Students enrolled in Marine Parasitology and Disease will:
- Understand science as a way of knowing (i.e. test ideas using evidence gathered from the natural world).
- Learn fundamental facts, concepts, and theories in marine parasitology and disease.
- Understand evolutionary and ecological importance of parasites/pathogens in marine systems.
- Learn preparation and microscopy skills for parasite observations and identifications.
- Explore host and parasite diversity in the local marine environment.
Assistant Professor, Biology Department, East Carolina University
The Blakeslee Lab on Appledore in 2017. Dr. Blakeslee is center.
Dr. April Blakeslee is a marine ecologist and conservation biologist, focusing on invasion biology, parasite ecology, evolutionary ecology, and biogeography. As an Assistant Professor in the Biology Department at East Carolina University (Greenville, NC), she has developed a diverse research program involving undergraduate and graduate students. Specific to parasites, Dr. Blakeslee explores global distribution patterns and biogeography, population genetics and population ecology in native and non-native populations, community ecology and host-parasite interactions of native and non-native organisms (including host behavior, physiology, and genetics), and parasites as conservation tools. She has been performing research at SML on marine parasitology and disease for the past 15 years.

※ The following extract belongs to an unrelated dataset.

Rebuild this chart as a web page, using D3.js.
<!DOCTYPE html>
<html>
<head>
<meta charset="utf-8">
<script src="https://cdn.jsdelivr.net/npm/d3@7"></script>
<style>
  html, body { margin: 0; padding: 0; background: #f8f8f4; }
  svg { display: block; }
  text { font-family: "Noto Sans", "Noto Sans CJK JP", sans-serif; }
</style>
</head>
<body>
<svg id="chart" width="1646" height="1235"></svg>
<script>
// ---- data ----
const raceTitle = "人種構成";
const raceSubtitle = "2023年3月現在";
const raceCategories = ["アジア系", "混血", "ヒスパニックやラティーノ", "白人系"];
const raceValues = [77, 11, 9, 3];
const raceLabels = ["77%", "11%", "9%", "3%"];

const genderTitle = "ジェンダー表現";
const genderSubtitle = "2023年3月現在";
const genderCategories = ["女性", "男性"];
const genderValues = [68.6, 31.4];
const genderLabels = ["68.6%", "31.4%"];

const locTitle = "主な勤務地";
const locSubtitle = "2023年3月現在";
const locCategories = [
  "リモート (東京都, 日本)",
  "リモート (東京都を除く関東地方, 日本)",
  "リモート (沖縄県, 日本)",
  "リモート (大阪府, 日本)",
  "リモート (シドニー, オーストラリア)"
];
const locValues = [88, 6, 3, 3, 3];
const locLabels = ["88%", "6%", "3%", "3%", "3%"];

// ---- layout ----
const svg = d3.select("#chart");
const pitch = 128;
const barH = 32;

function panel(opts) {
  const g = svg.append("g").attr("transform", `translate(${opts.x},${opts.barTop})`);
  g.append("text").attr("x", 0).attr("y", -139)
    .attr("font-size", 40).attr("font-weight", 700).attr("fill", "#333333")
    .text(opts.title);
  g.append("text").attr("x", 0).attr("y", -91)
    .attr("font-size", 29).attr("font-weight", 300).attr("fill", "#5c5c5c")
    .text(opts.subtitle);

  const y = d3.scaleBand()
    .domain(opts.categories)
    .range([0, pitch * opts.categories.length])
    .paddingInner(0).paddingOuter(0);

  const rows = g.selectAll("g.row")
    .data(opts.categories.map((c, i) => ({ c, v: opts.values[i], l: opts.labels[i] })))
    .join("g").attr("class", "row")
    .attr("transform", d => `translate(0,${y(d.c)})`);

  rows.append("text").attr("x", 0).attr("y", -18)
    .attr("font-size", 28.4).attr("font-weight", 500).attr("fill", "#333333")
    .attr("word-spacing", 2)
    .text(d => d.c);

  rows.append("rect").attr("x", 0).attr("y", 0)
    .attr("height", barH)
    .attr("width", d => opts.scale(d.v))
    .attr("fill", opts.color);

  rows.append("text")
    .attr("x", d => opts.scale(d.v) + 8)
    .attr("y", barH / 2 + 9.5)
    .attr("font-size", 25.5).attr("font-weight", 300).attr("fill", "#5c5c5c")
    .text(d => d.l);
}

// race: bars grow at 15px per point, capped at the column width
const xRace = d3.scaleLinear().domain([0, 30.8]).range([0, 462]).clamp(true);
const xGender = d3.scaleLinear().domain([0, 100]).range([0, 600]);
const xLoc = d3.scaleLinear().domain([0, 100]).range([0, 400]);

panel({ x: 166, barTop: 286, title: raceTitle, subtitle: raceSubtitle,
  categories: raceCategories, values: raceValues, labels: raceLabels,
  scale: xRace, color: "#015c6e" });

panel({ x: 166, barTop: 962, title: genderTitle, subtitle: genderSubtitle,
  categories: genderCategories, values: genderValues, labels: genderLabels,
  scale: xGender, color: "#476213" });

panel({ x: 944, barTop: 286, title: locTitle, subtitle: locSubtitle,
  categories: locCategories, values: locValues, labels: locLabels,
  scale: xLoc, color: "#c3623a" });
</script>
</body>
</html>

Assistant Professor, Department of Environmental Science and Policy, George Mason University
Dr. Fowler’s general research interests and experiences include global aquatic invertebrate species patterns, biodiversity, phenotypic plasticity, parasitology, and community and population level interactions of aquatic invertebrates, especially those concerning invasions. She has experience working in freshwater, estuarine, and marine systems both in the United States and globally. Currently, her laboratory at GMU has three main topics of study: host-parasite interactions, invasion dynamics and processes, and natural resource management of commercially and recreationally important aquatic invertebrate species.